«Bonjour Toronto! Est-ce qu’on va parler français ou créole? Mon créole est pas mal plus fort que mon anglais! » D’entrée de jeu, le ton est donné. Rejoint par L’Express dans sa maison en Guadeloupe, Robert Charlebois est en pleine forme, fidèle à lui-même comme à son petit coin de paradis, où il séjourne chaque hiver depuis des décennies. Mais dans sa tête, le prochain rendez-vous avec le public – torontois, en l’occurrence – est déjà là. «Y’aura pas juste des francophones dans la salle, j’espère qu’il y aura des saxophones aussi!», lance-t-il en boutade. «On n’est jamais assez de fous pour avoir du fun!» Bienvenue dans l’univers de l’éternel ado de la chanson québécoise…
Dominique Denis: Votre plus récent album, Tout est bien, a fait l’unanimité auprès de la critique et du public. Après plus de 40 ans de métier, est-on toujours aussi sensible à ça?
Robert Charlebois: Le but d’un artiste, ce n’est pas de faire l’unanimité, c’est de toujours progresser et de se mettre un peu en danger, et d’arriver avec des couleurs nouvelles et des choses qu’on n’a jamais dites. C’est assez difficile, après 300 chansons, de toujours trouver un nouvel angle. Là, j’arrive avec une couleur qui existait dans les albums précédents – je n’ai pas inventé les ballades, loin de là! – mais ça faisait longtemps que je n’avais pas touché à ce genre d’émotion intérieure, qui gratte le bobo, comme on dit.
Il est vrai que l’émotion est palpable tout au long de l’album…

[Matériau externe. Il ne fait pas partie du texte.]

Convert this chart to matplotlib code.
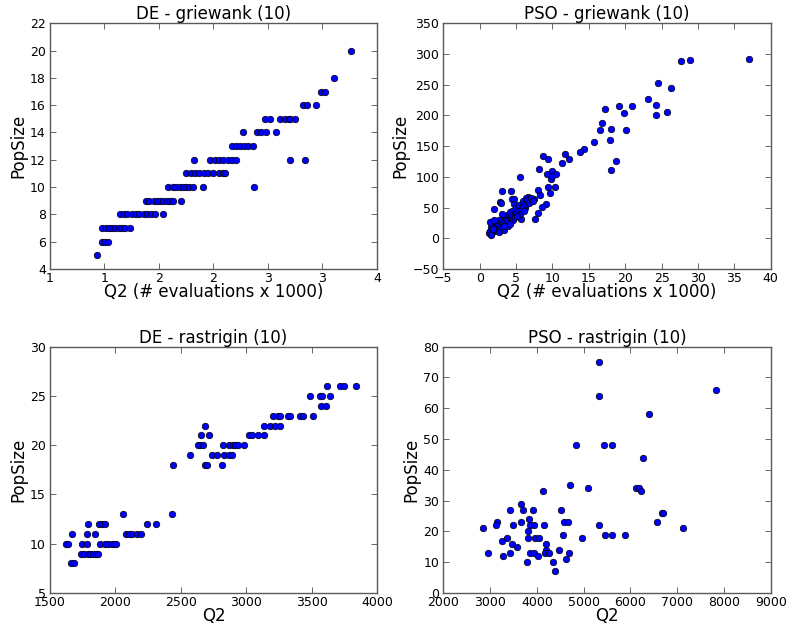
import matplotlib
matplotlib.use("Agg")
import matplotlib.pyplot as plt
from matplotlib.ticker import FuncFormatter, MultipleLocator

# ---------------- data ----------------
# DE - griewank (10): x in thousands of evaluations, y = PopSize
de_gw_x = [1.43,
           1.48, 1.505, 1.53,
           1.48, 1.51, 1.54, 1.57, 1.60, 1.63, 1.66, 1.69, 1.73,
           1.64, 1.68, 1.71, 1.75, 1.79, 1.82, 1.86, 1.89, 1.93, 1.96, 2.04,
           1.88, 1.91, 1.95, 1.98, 2.01, 2.04, 2.07, 2.10, 2.13, 2.20,
           2.08, 2.13, 2.16, 2.19, 2.22, 2.25, 2.28, 2.31, 2.40, 2.87,
           2.25, 2.29, 2.33, 2.37, 2.41, 2.45, 2.50, 2.55, 2.59, 2.61,
           2.32, 2.47, 2.51, 2.55, 2.59, 2.63, 2.67, 2.71, 3.20, 3.34,
           2.67, 2.71, 2.74, 2.78, 2.82, 2.86,
           2.77, 2.90, 2.94, 2.98, 3.07,
           2.97, 3.02, 3.11, 3.16, 3.19, 3.20, 3.25,
           3.32, 3.36, 3.44,
           3.49, 3.52,
           3.61,
           3.76]
de_gw_y = [5,
           6, 6, 6,
           7, 7, 7, 7, 7, 7, 7, 7, 7,
           8, 8, 8, 8, 8, 8, 8, 8, 8, 8, 8,
           9, 9, 9, 9, 9, 9, 9, 9, 9, 9,
           10, 10, 10, 10, 10, 10, 10, 10, 10, 10,
           11, 11, 11, 11, 11, 11, 11, 11, 11, 11,
           12, 12, 12, 12, 12, 12, 12, 12, 12, 12,
           13, 13, 13, 13, 13, 13,
           14, 14, 14, 14, 14,
           15, 15, 15, 15, 15, 15, 15,
           16, 16, 16,
           17, 17,
           18,
           20]

# PSO - griewank (10)
pso_gw_x = [37.0, 28.9, 27.7, 24.5, 26.3, 23.2, 24.3, 24.2, 25.7, 19.2,
            21.0, 17.2, 19.9, 16.8, 16.6, 18.1, 20.1, 17.9, 15.7, 14.4,
            13.8, 11.7, 12.3, 11.3, 18.7, 18.0,
            8.7, 9.4, 8.1, 5.6, 9.3, 10.0, 10.5, 9.8, 9.9, 9.4, 10.35, 9.7,
            8.0, 8.3, 3.1, 4.3, 2.8, 2.9, 2.0, 4.4, 4.7, 4.7, 6.7, 6.4,
            5.9, 7.2, 7.5, 9.1, 8.5, 8.0, 7.6, 5.7, 6.2, 5.5,
            1.3, 1.4, 1.5, 1.6, 1.7, 1.8, 1.9, 2.0, 2.1, 2.2,
            2.3, 2.4, 2.5, 2.6, 2.7, 2.8, 2.9, 3.0, 3.1, 3.2,
            3.3, 3.4, 3.5, 3.6, 3.7, 3.8, 3.9, 4.0, 4.1, 4.2,
            4.3, 4.4, 4.5, 4.6, 4.8, 4.9, 5.0, 5.2, 5.4, 5.5,
            5.8, 6.0, 6.3, 6.5, 6.8, 7.0, 7.3, 1.5, 1.4, 2.0,
            2.6, 3.4, 4.1, 3.0, 1.8, 5.1, 6.1]
pso_gw_y = [292, 290, 288, 252, 245, 227, 217, 201, 205, 216,
            215, 211, 204, 188, 176, 178, 176, 160, 157, 145,
            140, 138, 129, 122, 126, 111,
            134, 129, 113, 100, 105, 109, 105, 97, 101, 84, 84, 73,
            79, 71, 77, 77, 59, 57, 48, 64, 64, 56, 68, 65,
            61, 61, 64, 56, 51, 41, 31, 32, 49, 51,
            8, 12, 18, 26, 10, 15, 22, 12, 28, 18,
            14, 20, 24, 16, 30, 22, 26, 19, 32, 24,
            28, 14, 34, 26, 38, 30, 20, 36, 42, 26,
            33, 45, 38, 30, 40, 35, 50, 44, 54, 40,
            48, 52, 56, 62, 58, 66, 60, 5, 27, 30,
            10, 20, 24, 40, 15, 36, 45]

# DE - rastrigin (10)
de_rs_x = [3617, 3719, 3745, 3837,
           3485, 3561, 3579, 3643,
           3571, 3610,
           3204, 3242, 3260, 3316, 3332, 3413, 3431, 3510,
           2689, 3138, 3184, 3224, 3260,
           2656, 2714, 3025, 3043, 3089, 3138,
           2633, 2648, 2673, 2824, 2865, 2898, 2916, 2936, 2987,
           2569, 2735, 2776, 2827, 2870, 2890,
           2441, 2684, 2704, 2819,
           2056, 2431,
           1793, 1875, 1900, 1923, 2242, 2309,
           1666, 1783, 1842, 2082, 2105, 2130, 2168, 2194,
           1622, 1640, 1742, 1781, 1883, 1921, 1946, 1972, 1992, 2003,
           1735, 1760, 1788, 1806, 1827, 1849, 1865,
           1661, 1686]
de_rs_y = [26, 26, 26, 26,
           25, 25, 25, 25,
           24, 24,
           23, 23, 23, 23, 23, 23, 23, 23,
           22, 22, 22, 22, 22,
           21, 21, 21, 21, 21, 21,
           20, 20, 20, 20, 20, 20, 20, 20, 20,
           19, 19, 19, 19, 19, 19,
           18, 18, 18, 18,
           13, 13,
           12, 12, 12, 12, 12, 12,
           11, 11, 11, 11, 11, 11, 11, 11,
           10, 10, 10, 10, 10, 10, 10, 10, 10, 10,
           9, 9, 9, 9, 9, 9, 9,
           8, 8]

# PSO - rastrigin (10)
pso_rs_x = [5336, 5321, 7836, 6393, 4829, 5429, 5600, 6279, 4700, 5093,
            4129, 6121, 6193, 6229, 3664, 3429, 3700, 3907, 4514, 6671,
            6700, 3143, 3121, 3500, 3664, 3829, 3857, 3929, 4157, 4586,
            4671, 5329, 6579, 2857, 7121, 3814, 4557, 5464, 5614, 5879,
            3257, 3364, 3807, 3950, 4050, 4957, 3479, 3571, 4200, 4186,
            2964, 3436, 3857, 3929, 4171, 4264, 4679, 4479, 3286, 4021,
            4614, 3793, 4343, 4386]
pso_rs_y = [75, 64, 66, 58, 48, 48, 48, 44, 35, 34,
            33, 34, 34, 33, 29, 27, 27, 27, 27, 26,
            26, 23, 22, 22, 23, 24, 22, 22, 22, 23,
            23, 22, 23, 21, 21, 20, 19, 19, 19, 19,
            17, 18, 18, 18, 18, 18, 16, 15, 16, 14,
            13, 13, 13, 13, 13, 13, 13, 14, 12, 12,
            11, 10, 10, 7]

titles = ["DE - griewank (10)", "PSO - griewank (10)",
          "DE - rastrigin (10)", "PSO - rastrigin (10)"]
xlabels = ["Q2 (# evaluations x 1000)", "Q2 (# evaluations x 1000)", "Q2", "Q2"]
ylabel = "PopSize"

# ---------------- figure ----------------
plt.rcParams['font.family'] = ['DejaVu Sans']
fig = plt.figure(figsize=(7.87, 6.26), dpi=100, facecolor='white')

positions = [
    [0.0635, 0.5703, 0.4155, 0.3925],
    [0.5633, 0.5703, 0.4160, 0.3925],
    [0.0635, 0.0527, 0.4155, 0.3935],
    [0.5633, 0.0527, 0.4160, 0.3935],
]
datasets = [(de_gw_x, de_gw_y), (pso_gw_x, pso_gw_y),
            (de_rs_x, de_rs_y), (pso_rs_x, pso_rs_y)]
limits = [((1, 4), (4, 22), 0.5, 2),
          ((-5, 40), (-50, 350), 5, 50),
          ((1500, 4000), (5, 30), 500, 5),
          ((2000, 9000), (0, 80), 1000, 10)]

for i, (pos, (xs, ys), (xl, yl, xstep, ystep)) in enumerate(zip(positions, datasets, limits)):
    ax = fig.add_axes(pos)
    ax.scatter(xs, ys, s=22, c='#0000ff', edgecolors='black', linewidths=0.5, zorder=3)
    ax.set_xlim(*xl)
    ax.set_ylim(*yl)
    ax.xaxis.set_major_locator(MultipleLocator(xstep))
    ax.yaxis.set_major_locator(MultipleLocator(ystep))
    if i == 0:
        ax.xaxis.set_major_formatter(FuncFormatter(lambda v, p: "%d" % int(v)))
    ax.tick_params(direction='in', top=True, right=True, length=4, width=0.6,
                   labelsize=9, color='0.3')
    ax.tick_params(axis='x', pad=2)
    ax.tick_params(axis='y', pad=3)
    for sp in ax.spines.values():
        sp.set_color('0.35')
        sp.set_linewidth(1.0)
    ax.set_title(titles[i], fontsize=12, pad=3)
    ax.set_xlabel(xlabels[i], fontsize=12, labelpad=-1)
    ax.set_ylabel(ylabel, fontsize=12, labelpad=2)

fig.savefig("out.png", dpi=100, facecolor='white')
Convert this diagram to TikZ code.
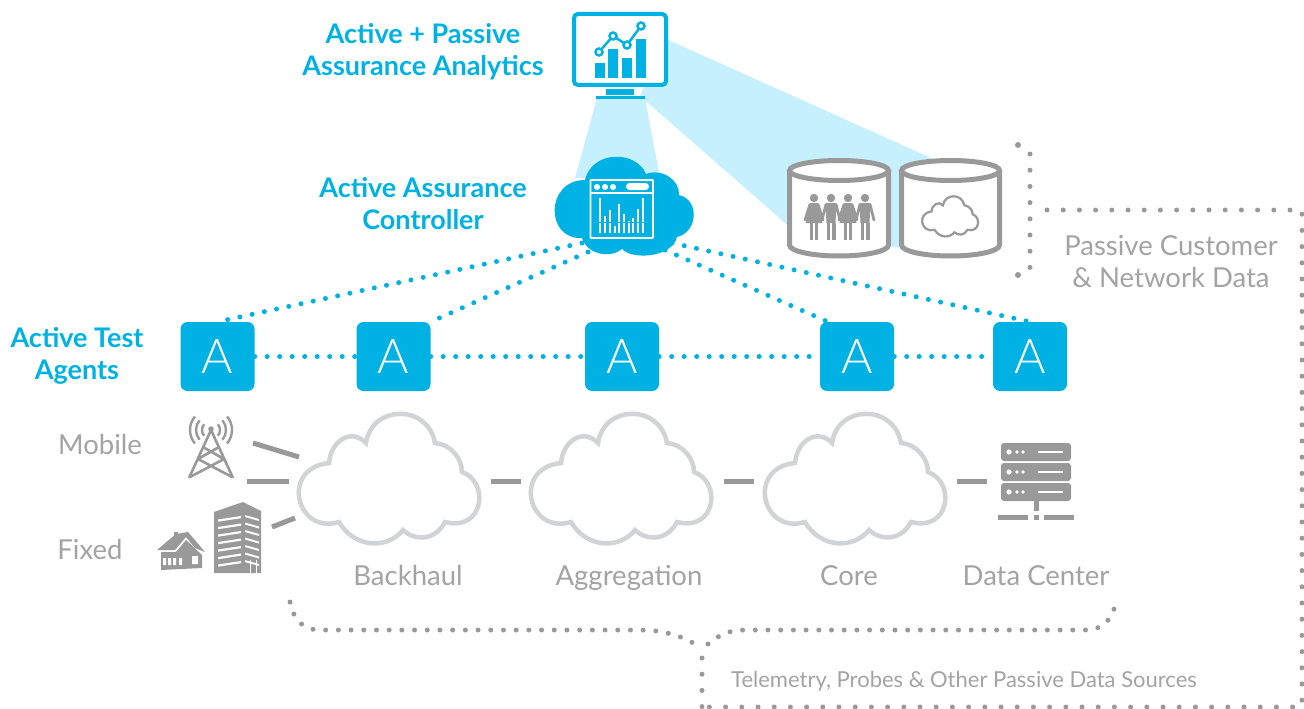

Il faut dire que j’étais bien entouré. Le réalisateur Claude Larivée pressentait probablement le drame qui allait lui arriver (il a perdu sa fille au jour de l’an), et il était très ému par des choses noires. C’est pas qu’on voulait mettre la tristesse en avant – ce n’est pas une question de mode, la tristesse, tout le monde en a en lui. Il y a des chansons marrantes sur l’album, bien sûr, mais les quelques chansons qui sont noires le sont vraiment. Je pense que Claude est en grande partie responsable de ça.